[begin Data section]

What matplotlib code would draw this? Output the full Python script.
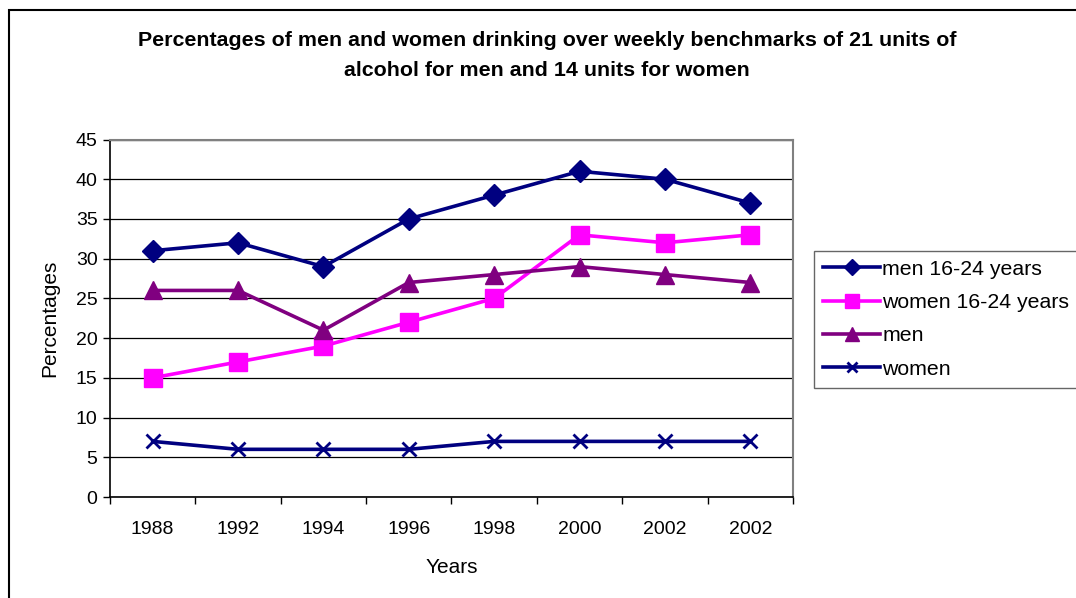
import numpy as np
import matplotlib
matplotlib.use("Agg")
import matplotlib.pyplot as plt
from matplotlib.patches import Rectangle

# Chart data
years = ["1988", "1992", "1994", "1996", "1998", "2000", "2002", "2002"]
men_16_24 = [31, 32, 29, 35, 38, 41, 40, 37]
women_16_24 = [15, 17, 19, 22, 25, 33, 32, 33]
men_all = [26, 26, 21, 27, 28, 29, 28, 27]
women_all = [7, 6, 6, 6, 7, 7, 7, 7]

plt.rcParams['font.family'] = ['Liberation Sans', 'DejaVu Sans']

W, H = 1076, 598
fig = plt.figure(figsize=(W / 100, H / 100), dpi=100)
ax = fig.add_axes([110 / W, 1 - 497 / H, (793 - 110) / W, (497 - 139.5) / H])

x = np.arange(len(years))
ax.plot(x, men_16_24, color='#000080', lw=2.6, marker='D', markersize=11,
        label='men 16-24 years', zorder=4)
ax.plot(x, women_16_24, color='#FF00FF', lw=2.6, marker='s', markersize=13,
        label='women 16-24 years', zorder=3)
ax.plot(x, men_all, color='#800080', lw=2.6, marker='^', markersize=13,
        label='men', zorder=3)
ax.plot(x, women_all, color='#000080', lw=2.6, marker='x', markersize=10,
        markeredgewidth=2, label='women', zorder=3)

ax.set_xlim(-0.5, len(years) - 0.5)
ax.set_ylim(0, 45)
ax.set_yticks(range(0, 46, 5))
ax.yaxis.grid(True, color='black', lw=0.9)
ax.set_axisbelow(True)

# category ticks at the boundaries, labels centred
ax.set_xticks(np.arange(-0.5, len(years), 1.0))
ax.set_xticklabels([])
ax.set_xticks(x, minor=True)
ax.set_xticklabels(years, minor=True)
ax.tick_params(axis='x', which='minor', length=0, pad=17, labelsize=14)
ax.tick_params(axis='x', which='major', length=5, width=1, direction='out')
ax.tick_params(axis='y', length=5, width=1, direction='out', labelsize=14, pad=4)

for side in ['top', 'right']:
    ax.spines[side].set_color('#808080')
    ax.spines[side].set_linewidth(1.5)
for side in ['left', 'bottom']:
    ax.spines[side].set_color('black')
    ax.spines[side].set_linewidth(1.2)

ax.set_xlabel("Years", fontsize=15, labelpad=15)
ax.set_ylabel("Percentages", fontsize=15, labelpad=12)

fig.text(547 / W, 1 - 41 / H,
         "Percentages of men and women drinking over weekly benchmarks of 21 units of",
         ha='center', va='center', fontsize=15.4, fontweight='bold')
fig.text(547 / W, 1 - 70 / H, "alcohol for men and 14 units for women",
         ha='center', va='center', fontsize=15.4, fontweight='bold')

leg = fig.legend(loc='upper left', bbox_to_anchor=(814 / W, 1 - 251 / H),
                 fontsize=15.3, frameon=True, fancybox=False, edgecolor='#404040',
                 handlelength=2.7, handletextpad=0.1, labelspacing=0.67,
                 borderpad=0.42, borderaxespad=0, markerscale=0.75)
leg.get_frame().set_linewidth(1.0)

# outer chart border
fig.patches.append(Rectangle((9 / W, -0.1), 1.2, 1.1 - 10 / H, transform=fig.transFigure,
                             fill=False, edgecolor='black', lw=1.5))

fig.savefig("out.png", dpi=100)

[end Data section]

Problem to work on: Using the listing, say how many lines include the word "matplotlib", and add nothing else.

Reply to the exercise: 5